Milpitas Camera Club Field Trip

Field Trip: Monarch Butterflies and Elephant Seals
Trip Date: December 13-14, 2008
Report Author: Scott Hinrichs
Report Date: January 7, 2009

Two Milpitas Camera Club members and an associate took the three-hour drive to San Luis Obispo the weekend of December 13-14. We holed up at the Motel 6 one freeway exit south of the Madonna Inn, a long-time California landmark motel and restaurant. The place is like a late-1960s Winchester Mystery House with more of a point to its rambling architecture. People get off Highway 101 to stop by the Madonna to buy cakes and pies from its well known bakery and to gawk at the completely-over-the-top 60s decor and check out the men's restroom in the basement of the restaurant, where you can relieve yourself in a sensor-controlled waterfall urinal, that is, if you are a male. (You can take a seat in an armchair in front of the large stone fireplace near the entrance to the bar just about any day and watch people come through the doors looking like they are on a quest. More often than not, they will say to one of their companions, You gotta check out the men's bathroom!)

Why is the world so strange near the belt buckle of California? The fabric of the universe seems a bit stretched and buckled here in central California, perhaps the massive metro areas to the north and to the south are sucking in the real estate too fast. There are many oddities round these parts. Why, just up the road is the California-famous Andersons Pea Soup restaurant in Buellton, near Solvang and wine country of Santa Ynez. The winery-dotted hills nearby should be familiar to fans of the movie Sideways, where Paul Giamatti and his co-stars rambled through California's recently established middle wine ountry.

Sampling the squeezings from the grape was not high on our list, however. We had our own agenda that included the Monarch butterflies that show up annually at the same eucalyptus grove in Pismo Beach. From our appointment with the insects, we drove north on Highway One, the PCH, to a gently sloping beach near the point at Piedras Blancas (white rocks) to see the colony of Northern Elephant Seals. Both butterfly and pinniped shows were less than spectacular this year, with the cold weather keeping the ectothermic insects in clusters; and numbers of butterfly and seal populations drastically down from past years. In the case of the Monarchs, it was estimated that approximately 20,000 showed up this year (previous years counts have been as high as 200,000), a phenomenon that seems to have no clear cause. Everyone wearing patchouli-tainted tie-dyed shirts and Birkenstocks will, of course, openly proclaim: Its because of global warming. But to be fair, nobody is really certain why the numbers were down to such a low point this year.

The lack of seals seemed to be partially a matter of our poor timing, with a scant few big bulls lolling about the beach, and hardly any females to fight over. We got some great action shots of them yawing and occasionally lifting an eyelid or two.

Brooding over the top of the whole scene, of course, was Hearst Castle, which provided us relief from the cold wind and lack of seals.
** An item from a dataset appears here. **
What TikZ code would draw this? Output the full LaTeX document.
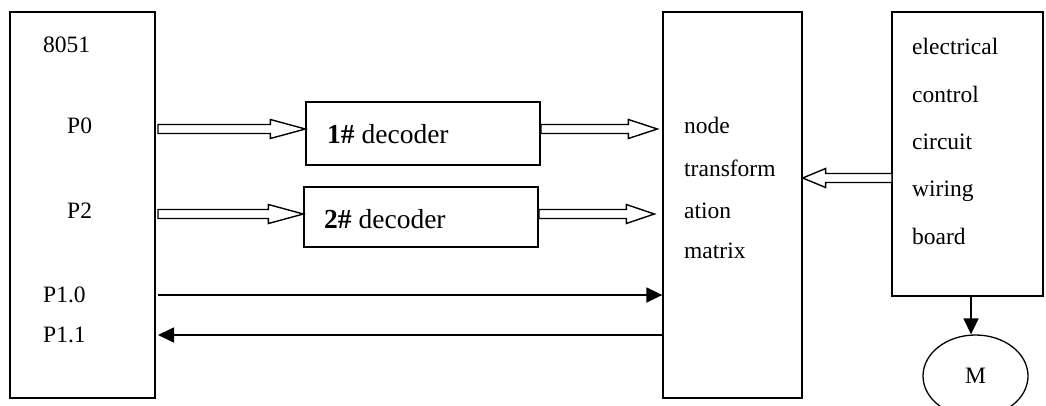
\documentclass[tikz,border=0pt]{standalone}
\usepackage{fontspec}
\setmainfont{Liberation Serif}
\usetikzlibrary{calc,arrows.meta,shapes.geometric}
\tikzset{
  box/.style={draw, line width=1.3pt, inner sep=0pt, minimum width=#1},
  lbl/.style={anchor=base west, inner sep=0pt, font=\fontsize{23.5}{28}\selectfont},
  declbl/.style={anchor=base west, inner sep=0pt, font=\fontsize{27.5}{32}\selectfont},
  hollow/.style={draw, line width=1.4pt, line join=miter, fill=white},
  thinarrow/.style={line width=1.7pt, -{Triangle[length=16pt,width=15pt]}},
}
\newcommand\hollowarrow[3]{%
  \draw[hollow] let \p1=(#1), \p2=(#2), \n1={sign(\x2-\x1)} in
    (\x1,\y1+4.5pt) -- (\x2-\n1*#3,\y1+4.5pt) -- (\x2-\n1*#3,\y1+9.5pt)
    -- (\x2,\y1) -- (\x2-\n1*#3,\y1-9.5pt) -- (\x2-\n1*#3,\y1-4.5pt)
    -- (\x1,\y1-4.5pt) -- cycle;}
\begin{document}
\begin{tikzpicture}[x=1pt,y=-1pt]
\clip (0,0) rectangle (1046,405);
% boxes
\node[box=145pt, minimum height=386pt] (mcu) at (82.5,205) {};
\node[box=234pt, minimum height=63pt] (dec1) at (423,133.5) {};
\node[box=234pt, minimum height=60pt] (dec2) at (421,217) {};
\node[box=139pt, minimum height=386pt] (matrix) at (732.5,205) {};
\node[box=151pt, minimum height=284pt] (board) at (967.5,154) {};
\node[draw, line width=1.3pt, ellipse, minimum width=105pt, minimum height=82pt, inner sep=0pt,
      font=\fontsize{23.5}{28}\selectfont] (motor) at (975.5,376) {M};
% labels 8051
\node[lbl] (t8051) at (43,52) {8051};
\node[lbl] (tp0) at (67,133) {P0};
\node[lbl] (tp2) at (67,218) {P2};
\node[lbl] (tp10) at (43,302) {P1.0};
\node[lbl] (tp11) at (43,342) {P1.1};
% decoders
\node[declbl] (td1) at (327,143) {\textbf{1\#} decoder};
\node[declbl] (td2) at (324,228) {\textbf{2\#} decoder};
% matrix
\node[lbl] (tm1) at (684,133) {node};
\node[lbl] (tm2) at (684,176) {transform};
\node[lbl] (tm3) at (684,218) {ation};
\node[lbl] (tm4) at (684,258) {matrix};
% board
\node[lbl] (tb1) at (912,54) {electrical};
\node[lbl] (tb2) at (912,102) {control};
\node[lbl] (tb3) at (912,149) {circuit};
\node[lbl] (tb4) at (912,196) {wiring};
\node[lbl] (tb5) at (912,244) {board};
% coordinates
\coordinate (a0) at (158,129);
\coordinate (a2) at (158,214);
\coordinate (b0) at (541,129);
\coordinate (b2) at (539,214);
\coordinate (c0) at (892,178);
\coordinate (r10) at (158,295);
\coordinate (r11) at (158,335);
% hollow arrows
\hollowarrow{a0}{dec1.west |- a0}{35pt}
\hollowarrow{a2}{dec2.west |- a2}{35pt}
\hollowarrow{b0}{[xshift=-5pt]matrix.west |- b0}{29pt}
\hollowarrow{b2}{[xshift=-8pt]matrix.west |- b2}{28pt}
\hollowarrow{c0}{matrix.east |- c0}{23pt}
% thin arrows
\draw[thinarrow] (r10) -- (matrix.west |- r10);
\draw[thinarrow] (matrix.west |- r11) -- (r11);
\draw[thinarrow] ([xshift=-4.5pt]motor.north |- board.south) -- ([xshift=-4.5pt]motor.north);
\end{tikzpicture}
\end{document}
After warming up in the tourist lobby, and catching a bite to eat, we were lucky to find three vacancies on the last tour of the evening, the Christmas lights tour. It was well past sunset when we got in the bus to be taken to the huge mansion on the hill, built by William Randolph Hearst, newspaper magnate and a self-styled art-collecting tycoon. The vast number of art treasures he acquired in Europe became the decor for his huge home and showplace on one of his expansive California ranches. Working closely with California architect Julia Morgan, Hearst built a personal art museum where he entertained his high-profile guests. (You can either approach Hearst from a negative or positive tangent in trying to explain his antics, but one thing for sure is that he built a home worthy of any king.) If you haven't seen the Hearst Castle, you should treat yourself when you are in the San Luis Obispo area. Tickets are a bit pricey, but if you don't have six or seven kids, the tour is well worth the cost (in the $20 to $30 range, depending upon the tour). Our tour featured the mansion decorated with Christmas lights and docents dressed up in styles of the 1930s striking poses about the mansion, too bad flash photography and tripods were prohibited. Many of my available-light pictures were blurred, but some turned out really well with he help of a small airline pillow.

The final act in our eclectic Middle California adventure was the Mission San Luis Obispo de Tolosa, in downtown SLO. The mission was the fifth mission founded by Father Junipero Serra on September 1, 1772. Although the grounds around the mission are not expansive, they are picturesque and the museum is worth a walk-through. If you've toured more than three of the California missions, you'll find yourself having serious bouts of déjà vu, but the history is a fascinating part of our heritage as Californians. Enjoy your state, its one of the prettiest there is!

Although the mission was not the high-water mark, it provided the exclamation point on this weekend excursion. We drove back in a gathering rain storm and arrived back on a gloomy Sunday night in the Bay Area.